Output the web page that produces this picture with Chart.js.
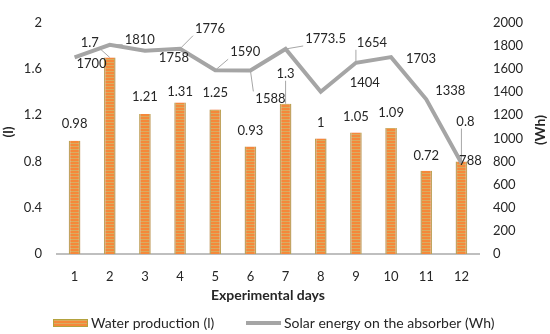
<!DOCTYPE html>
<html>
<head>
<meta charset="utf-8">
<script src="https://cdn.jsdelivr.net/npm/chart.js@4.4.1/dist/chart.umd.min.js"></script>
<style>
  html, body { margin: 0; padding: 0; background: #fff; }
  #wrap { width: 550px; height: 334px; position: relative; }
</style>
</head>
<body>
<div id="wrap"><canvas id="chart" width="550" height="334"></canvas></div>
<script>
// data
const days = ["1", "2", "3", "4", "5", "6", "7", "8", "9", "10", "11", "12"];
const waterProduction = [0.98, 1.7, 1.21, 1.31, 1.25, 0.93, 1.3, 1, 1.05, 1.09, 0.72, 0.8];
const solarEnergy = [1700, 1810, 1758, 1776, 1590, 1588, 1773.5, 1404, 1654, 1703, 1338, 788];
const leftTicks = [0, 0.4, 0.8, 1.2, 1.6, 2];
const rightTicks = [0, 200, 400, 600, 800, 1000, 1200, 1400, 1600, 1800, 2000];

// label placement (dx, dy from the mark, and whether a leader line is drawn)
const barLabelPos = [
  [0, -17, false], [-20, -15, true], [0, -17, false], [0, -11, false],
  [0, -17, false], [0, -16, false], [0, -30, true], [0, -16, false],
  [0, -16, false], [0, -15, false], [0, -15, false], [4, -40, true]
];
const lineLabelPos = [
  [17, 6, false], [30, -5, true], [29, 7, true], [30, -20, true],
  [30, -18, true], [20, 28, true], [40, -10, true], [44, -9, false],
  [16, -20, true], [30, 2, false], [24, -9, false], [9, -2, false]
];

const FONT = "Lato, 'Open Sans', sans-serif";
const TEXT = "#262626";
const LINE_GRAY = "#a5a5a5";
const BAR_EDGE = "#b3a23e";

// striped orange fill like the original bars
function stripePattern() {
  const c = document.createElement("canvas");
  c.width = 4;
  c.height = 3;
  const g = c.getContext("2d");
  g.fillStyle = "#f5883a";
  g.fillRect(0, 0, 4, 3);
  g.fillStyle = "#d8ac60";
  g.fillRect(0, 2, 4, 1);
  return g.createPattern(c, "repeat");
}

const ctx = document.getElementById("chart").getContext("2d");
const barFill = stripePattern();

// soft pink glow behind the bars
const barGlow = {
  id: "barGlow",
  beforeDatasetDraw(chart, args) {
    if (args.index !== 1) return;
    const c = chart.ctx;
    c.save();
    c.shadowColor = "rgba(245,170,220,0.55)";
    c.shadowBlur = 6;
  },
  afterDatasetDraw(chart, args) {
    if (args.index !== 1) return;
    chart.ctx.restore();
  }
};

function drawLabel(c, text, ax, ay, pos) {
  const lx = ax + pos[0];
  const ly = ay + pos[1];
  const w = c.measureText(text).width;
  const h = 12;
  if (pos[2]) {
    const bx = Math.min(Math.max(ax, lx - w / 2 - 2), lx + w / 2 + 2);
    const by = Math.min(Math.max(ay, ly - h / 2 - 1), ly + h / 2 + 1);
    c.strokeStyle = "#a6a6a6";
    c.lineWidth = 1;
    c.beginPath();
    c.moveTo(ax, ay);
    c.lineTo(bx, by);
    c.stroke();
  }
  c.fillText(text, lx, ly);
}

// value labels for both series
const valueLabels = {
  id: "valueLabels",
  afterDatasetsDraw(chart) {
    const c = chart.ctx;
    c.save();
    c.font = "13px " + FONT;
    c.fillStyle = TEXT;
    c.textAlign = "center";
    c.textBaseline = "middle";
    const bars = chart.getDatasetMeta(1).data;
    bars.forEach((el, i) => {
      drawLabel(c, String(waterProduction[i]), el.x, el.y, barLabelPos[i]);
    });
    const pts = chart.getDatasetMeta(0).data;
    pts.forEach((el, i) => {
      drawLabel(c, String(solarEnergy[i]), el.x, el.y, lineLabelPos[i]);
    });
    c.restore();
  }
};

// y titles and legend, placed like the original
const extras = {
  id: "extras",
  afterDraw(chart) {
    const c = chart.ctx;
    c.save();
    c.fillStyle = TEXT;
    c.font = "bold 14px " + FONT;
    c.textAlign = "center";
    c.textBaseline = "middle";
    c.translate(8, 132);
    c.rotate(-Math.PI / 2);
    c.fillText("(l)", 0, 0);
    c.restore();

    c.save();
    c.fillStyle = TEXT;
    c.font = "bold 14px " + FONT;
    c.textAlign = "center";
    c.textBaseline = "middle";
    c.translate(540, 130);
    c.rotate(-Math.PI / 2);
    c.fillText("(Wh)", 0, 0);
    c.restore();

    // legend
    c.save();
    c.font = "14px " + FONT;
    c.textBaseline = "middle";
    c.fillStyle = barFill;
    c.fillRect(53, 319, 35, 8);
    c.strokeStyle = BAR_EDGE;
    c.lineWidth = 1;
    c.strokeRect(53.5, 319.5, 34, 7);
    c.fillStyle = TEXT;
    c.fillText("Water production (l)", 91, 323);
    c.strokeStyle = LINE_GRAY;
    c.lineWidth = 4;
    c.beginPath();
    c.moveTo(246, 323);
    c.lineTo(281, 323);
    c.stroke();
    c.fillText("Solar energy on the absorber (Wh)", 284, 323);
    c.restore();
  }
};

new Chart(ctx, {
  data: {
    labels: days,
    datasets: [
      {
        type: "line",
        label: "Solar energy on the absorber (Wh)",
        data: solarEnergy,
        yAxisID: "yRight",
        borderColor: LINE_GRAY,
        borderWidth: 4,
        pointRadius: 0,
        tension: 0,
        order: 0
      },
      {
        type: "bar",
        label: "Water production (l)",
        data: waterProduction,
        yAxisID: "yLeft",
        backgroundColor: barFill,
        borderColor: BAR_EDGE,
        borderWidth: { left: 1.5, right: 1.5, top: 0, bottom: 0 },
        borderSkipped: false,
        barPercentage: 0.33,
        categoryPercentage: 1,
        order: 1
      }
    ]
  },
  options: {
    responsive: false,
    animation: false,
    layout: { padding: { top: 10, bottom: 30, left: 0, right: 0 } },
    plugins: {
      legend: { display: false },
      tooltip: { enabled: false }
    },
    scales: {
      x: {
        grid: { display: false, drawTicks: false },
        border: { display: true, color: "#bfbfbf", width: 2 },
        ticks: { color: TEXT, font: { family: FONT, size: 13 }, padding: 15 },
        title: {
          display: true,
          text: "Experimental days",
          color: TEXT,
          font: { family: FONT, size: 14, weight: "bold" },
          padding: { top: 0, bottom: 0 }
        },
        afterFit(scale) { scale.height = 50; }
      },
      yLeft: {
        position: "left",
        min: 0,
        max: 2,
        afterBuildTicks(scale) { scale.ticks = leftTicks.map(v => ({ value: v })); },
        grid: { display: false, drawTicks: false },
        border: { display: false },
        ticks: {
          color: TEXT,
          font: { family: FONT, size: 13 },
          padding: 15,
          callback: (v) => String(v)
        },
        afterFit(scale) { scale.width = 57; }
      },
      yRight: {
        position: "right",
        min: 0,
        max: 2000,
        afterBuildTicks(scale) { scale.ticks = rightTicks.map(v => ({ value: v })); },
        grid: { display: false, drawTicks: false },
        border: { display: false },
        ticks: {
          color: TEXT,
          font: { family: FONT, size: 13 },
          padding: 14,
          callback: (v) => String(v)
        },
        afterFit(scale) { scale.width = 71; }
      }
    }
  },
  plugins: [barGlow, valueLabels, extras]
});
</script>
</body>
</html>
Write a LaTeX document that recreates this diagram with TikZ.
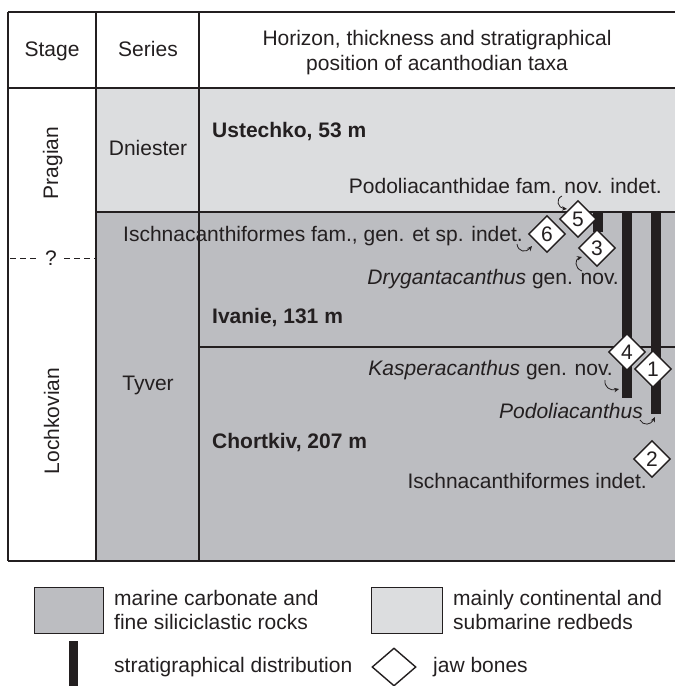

===

**WHAT THIS TASK INVOLVES**:
Write out exactly the lines between the start of the data and the line with "1600, 1800, 2000];", including both, but none of the pictures.

**THE ANSWER**:
Output the web page that produces this picture with Chart.js.
<!DOCTYPE html>
<html>
<head>
<meta charset="utf-8">
<script src="https://cdn.jsdelivr.net/npm/chart.js@4.4.1/dist/chart.umd.min.js"></script>
<style>
  html, body { margin: 0; padding: 0; background: #fff; }
  #wrap { width: 550px; height: 334px; position: relative; }
</style>
</head>
<body>
<div id="wrap"><canvas id="chart" width="550" height="334"></canvas></div>
<script>
// data
const days = ["1", "2", "3", "4", "5", "6", "7", "8", "9", "10", "11", "12"];
const waterProduction = [0.98, 1.7, 1.21, 1.31, 1.25, 0.93, 1.3, 1, 1.05, 1.09, 0.72, 0.8];
const solarEnergy = [1700, 1810, 1758, 1776, 1590, 1588, 1773.5, 1404, 1654, 1703, 1338, 788];
const leftTicks = [0, 0.4, 0.8, 1.2, 1.6, 2];
const rightTicks = [0, 200, 400, 600, 800, 1000, 1200, 1400, 1600, 1800, 2000];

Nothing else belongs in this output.